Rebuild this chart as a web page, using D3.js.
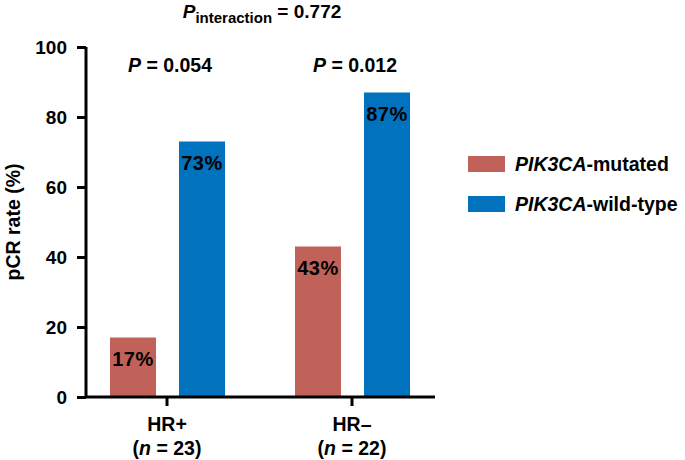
<!DOCTYPE html>
<html><head><meta charset="utf-8">
<script src="https://cdn.jsdelivr.net/npm/d3@7"></script>
<style>body{margin:0;background:#fff}svg{display:block}text{font-family:"Liberation Sans",Arial,Helvetica,sans-serif;font-weight:bold;fill:#000}</style>
</head><body>
<svg id="c" width="685" height="460"></svg>
<script>
const categories = ["HR+", "HR\u2013"];
const categoryN = [23, 22];
const series = ["PIK3CA-mutated", "PIK3CA-wild-type"];
const mutatedValues = [17, 43];
const wildTypeValues = [73, 87];
const pValues = ["0.054", "0.012"];
const pInteraction = "0.772";
const yTicks = [0, 20, 40, 60, 80, 100];
const colors = ["#C0625A", "#0072BE"];

const svg = d3.select("#c");
const y = d3.scaleLinear().domain([0, 100]).range([397, 47]);
const x = d3.scaleBand().domain(categories).range([74.5, 444.5]).paddingInner(0).paddingOuter(0);
const xs = d3.scaleBand().domain(series).range([-57, 58]).paddingInner(1/3).paddingOuter(0);

// bars
const data = [];
categories.forEach((c, i) => {
  data.push({cat: c, s: series[0], v: mutatedValues[i], col: colors[0]});
  data.push({cat: c, s: series[1], v: wildTypeValues[i], col: colors[1]});
});
const cx = c => x(c) + x.bandwidth() / 2;
svg.selectAll("rect.bar").data(data).join("rect").attr("class", "bar")
  .attr("x", d => cx(d.cat) + xs(d.s)).attr("width", xs.bandwidth())
  .attr("y", d => y(d.v)).attr("height", d => y(0) - y(d.v)).attr("fill", d => d.col);
svg.selectAll("text.val").data(data).join("text").attr("class", "val")
  .attr("x", d => cx(d.cat) + xs(d.s) + xs.bandwidth() / 2).attr("y", d => y(d.v) + 28)
  .attr("text-anchor", "middle").style("font-size", "20px").style("letter-spacing", "0.5px").text(d => d.v + "%");

// y axis
const ya = svg.append("g").attr("transform", "translate(86,0)")
  .call(d3.axisLeft(y).tickValues(yTicks).tickSize(9).tickSizeOuter(0).tickPadding(10));
ya.select(".domain").attr("d", "M0," + y(100) + "V" + y(0)).attr("stroke-width", 3);
ya.selectAll(".tick line").attr("stroke-width", 3);
ya.selectAll(".tick text").style("font-size", "19px").style("font-family", '"Liberation Sans",Arial,sans-serif').style("font-weight", "bold").attr("fill", "#000");

// x axis
const xa = svg.append("g").attr("transform", "translate(0," + y(0) + ")")
  .call(d3.axisBottom(x).tickSize(9).tickSizeOuter(0).tickFormat(""));
xa.select(".domain").attr("d", "M86,0H435").attr("stroke-width", 3);
xa.selectAll(".tick line").attr("stroke-width", 3);

categories.forEach((c, i) => {
  svg.append("text").attr("x", cx(c)).attr("y", 431).attr("text-anchor", "middle").style("font-size", "19.5px").text(c);
  const t = svg.append("text").attr("x", cx(c)).attr("y", 455).attr("text-anchor", "middle").style("font-size", "19.5px");
  t.append("tspan").text("(");
  t.append("tspan").style("font-style", "italic").text("n");
  t.append("tspan").text(" = " + categoryN[i] + ")");
  const p = svg.append("text").attr("x", cx(c) + 3).attr("y", 72).attr("text-anchor", "middle").style("font-size", "19.5px");
  p.append("tspan").style("font-style", "italic").text("P");
  p.append("tspan").text(" = " + pValues[i]);
});

// title
const tt = svg.append("text").attr("x", 262).attr("y", 18).attr("text-anchor", "middle").style("font-size", "19px");
tt.append("tspan").style("font-style", "italic").text("P");
tt.append("tspan").attr("dy", 5).style("font-size", "15px").text("interaction");
tt.append("tspan").attr("dy", -5).text(" = " + pInteraction);

// y label
svg.append("text").attr("transform", "translate(20,222) rotate(-90)").attr("text-anchor", "middle").style("font-size", "19.5px").text("pCR rate (%)");

// legend
series.forEach((s, i) => {
  const yy = 156 + i * 40;
  svg.append("rect").attr("x", 468).attr("y", yy).attr("width", 37).attr("height", 16).attr("fill", colors[i]);
  const t = svg.append("text").attr("x", 515).attr("y", yy + 15).style("font-size", "19.5px");
  t.append("tspan").style("font-style", "italic").text("PIK3CA");
  t.append("tspan").text(s.replace("PIK3CA", ""));
});
</script>
</body></html>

Objective
Transcribe the full listing above exactly, with the images removed.

Correct output
Rebuild this chart as a web page, using D3.js.
<!DOCTYPE html>
<html><head><meta charset="utf-8">
<script src="https://cdn.jsdelivr.net/npm/d3@7"></script>
<style>body{margin:0;background:#fff}svg{display:block}text{font-family:"Liberation Sans",Arial,Helvetica,sans-serif;font-weight:bold;fill:#000}</style>
</head><body>
<svg id="c" width="685" height="460"></svg>
<script>
const categories = ["HR+", "HR\u2013"];
const categoryN = [23, 22];
const series = ["PIK3CA-mutated", "PIK3CA-wild-type"];
const mutatedValues = [17, 43];
const wildTypeValues = [73, 87];
const pValues = ["0.054", "0.012"];
const pInteraction = "0.772";
const yTicks = [0, 20, 40, 60, 80, 100];
const colors = ["#C0625A", "#0072BE"];

const svg = d3.select("#c");
const y = d3.scaleLinear().domain([0, 100]).range([397, 47]);
const x = d3.scaleBand().domain(categories).range([74.5, 444.5]).paddingInner(0).paddingOuter(0);
const xs = d3.scaleBand().domain(series).range([-57, 58]).paddingInner(1/3).paddingOuter(0);

// bars
const data = [];
categories.forEach((c, i) => {
  data.push({cat: c, s: series[0], v: mutatedValues[i], col: colors[0]});
  data.push({cat: c, s: series[1], v: wildTypeValues[i], col: colors[1]});
});
const cx = c => x(c) + x.bandwidth() / 2;
svg.selectAll("rect.bar").data(data).join("rect").attr("class", "bar")
  .attr("x", d => cx(d.cat) + xs(d.s)).attr("width", xs.bandwidth())
  .attr("y", d => y(d.v)).attr("height", d => y(0) - y(d.v)).attr("fill", d => d.col);
svg.selectAll("text.val").data(data).join("text").attr("class", "val")
  .attr("x", d => cx(d.cat) + xs(d.s) + xs.bandwidth() / 2).attr("y", d => y(d.v) + 28)
  .attr("text-anchor", "middle").style("font-size", "20px").style("letter-spacing", "0.5px").text(d => d.v + "%");

// y axis
const ya = svg.append("g").attr("transform", "translate(86,0)")
  .call(d3.axisLeft(y).tickValues(yTicks).tickSize(9).tickSizeOuter(0).tickPadding(10));
ya.select(".domain").attr("d", "M0," + y(100) + "V" + y(0)).attr("stroke-width", 3);
ya.selectAll(".tick line").attr("stroke-width", 3);
ya.selectAll(".tick text").style("font-size", "19px").style("font-family", '"Liberation Sans",Arial,sans-serif').style("font-weight", "bold").attr("fill", "#000");

// x axis
const xa = svg.append("g").attr("transform", "translate(0," + y(0) + ")")
  .call(d3.axisBottom(x).tickSize(9).tickSizeOuter(0).tickFormat(""));
xa.select(".domain").attr("d", "M86,0H435").attr("stroke-width", 3);
xa.selectAll(".tick line").attr("stroke-width", 3);

categories.forEach((c, i) => {
  svg.append("text").attr("x", cx(c)).attr("y", 431).attr("text-anchor", "middle").style("font-size", "19.5px").text(c);
  const t = svg.append("text").attr("x", cx(c)).attr("y", 455).attr("text-anchor", "middle").style("font-size", "19.5px");
  t.append("tspan").text("(");
  t.append("tspan").style("font-style", "italic").text("n");
  t.append("tspan").text(" = " + categoryN[i] + ")");
  const p = svg.append("text").attr("x", cx(c) + 3).attr("y", 72).attr("text-anchor", "middle").style("font-size", "19.5px");
  p.append("tspan").style("font-style", "italic").text("P");
  p.append("tspan").text(" = " + pValues[i]);
});

// title
const tt = svg.append("text").attr("x", 262).attr("y", 18).attr("text-anchor", "middle").style("font-size", "19px");
tt.append("tspan").style("font-style", "italic").text("P");
tt.append("tspan").attr("dy", 5).style("font-size", "15px").text("interaction");
tt.append("tspan").attr("dy", -5).text(" = " + pInteraction);

// y label
svg.append("text").attr("transform", "translate(20,222) rotate(-90)").attr("text-anchor", "middle").style("font-size", "19.5px").text("pCR rate (%)");

// legend
series.forEach((s, i) => {
  const yy = 156 + i * 40;
  svg.append("rect").attr("x", 468).attr("y", yy).attr("width", 37).attr("height", 16).attr("fill", colors[i]);
  const t = svg.append("text").attr("x", 515).attr("y", yy + 15).style("font-size", "19.5px");
  t.append("tspan").style("font-style", "italic").text("PIK3CA");
  t.append("tspan").text(s.replace("PIK3CA", ""));
});
</script>
</body></html>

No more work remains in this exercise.